I've used a pre-trained model for this section. ResNet18 is a Convolutional Neural Network that is 18 layers deep. To match the input channel, I had to unflatten and send the grayscale images to 3 layers, so that I will be able to input the images correctly into the net. After training for 10 epochs, here is the running_loss value curve.

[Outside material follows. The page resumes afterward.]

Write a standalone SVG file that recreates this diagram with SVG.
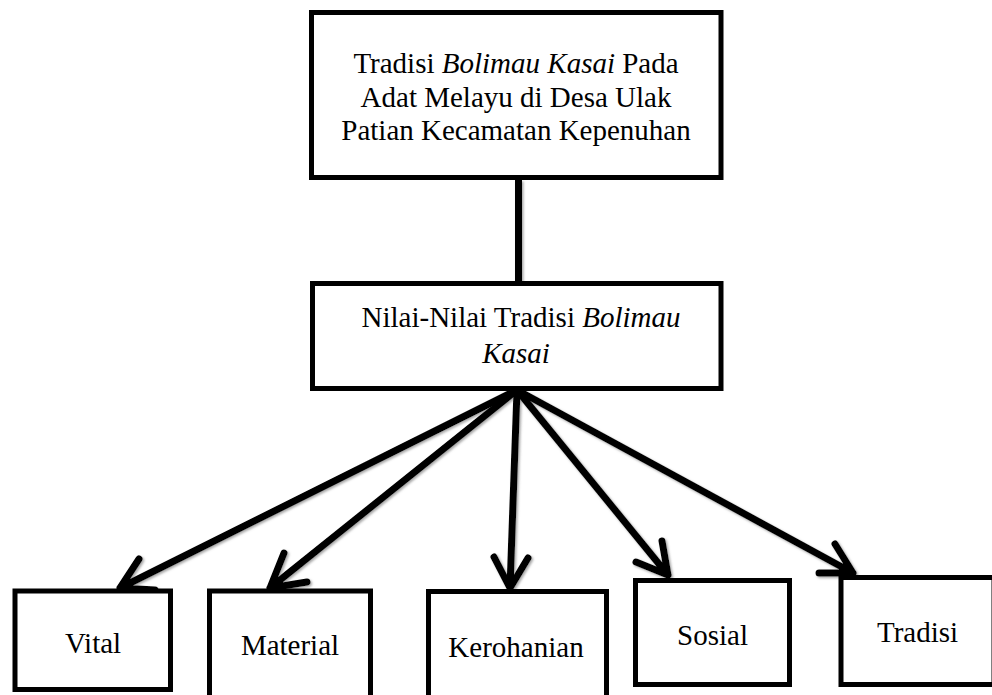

Due to time constraints, I wasn't able to train more epochs, but the MSE loss certainly shows a decreasing trend, such that the model is indeed heading closer to the solution. Here are some test images that ran well and poorly.

Good #1


Good #2


Bad #1


Bad #2


Looking at the bad examples, we can see that the model tends to produce the same exact facial features with different positions. This maybe due to lack of training that could've added some variation in the feature specifics. The second bad image was unable to detect the baby's face due to its darkness and facing away from the center. A potential fix to this model is to increase learning rate, so that the model will reach loss closer to zero at a faster rate. Also, the brightness color jitter was not significant enough to take in account for actual dark images. Here are some examples that are run on my personal image collections.

Hyun Jae 1


Hyun Jae 2


Hyun Jae 3


The first two images were at least be able to locate the face in the image. It still shows the same exact facial architect, but was able to pinpoint the location. The third image was unable to detect the face at all. This is due to the shades that appears on my eyes by my own hair. This may diminish the values of certain pixels in the eyes, so that models have harder time detecting.

What have I learned?

Maching Learning is all about preprocessing the data and tuning the hyper parameters. The actual magic happens during the training process, but that is not our realm to do the computations. Being able to augment data to produce valuable training sets, selecting correct in/out channels with decent learning rate, and structuring the convolutional/fully-connected layers in the model were the things I have learned during the project.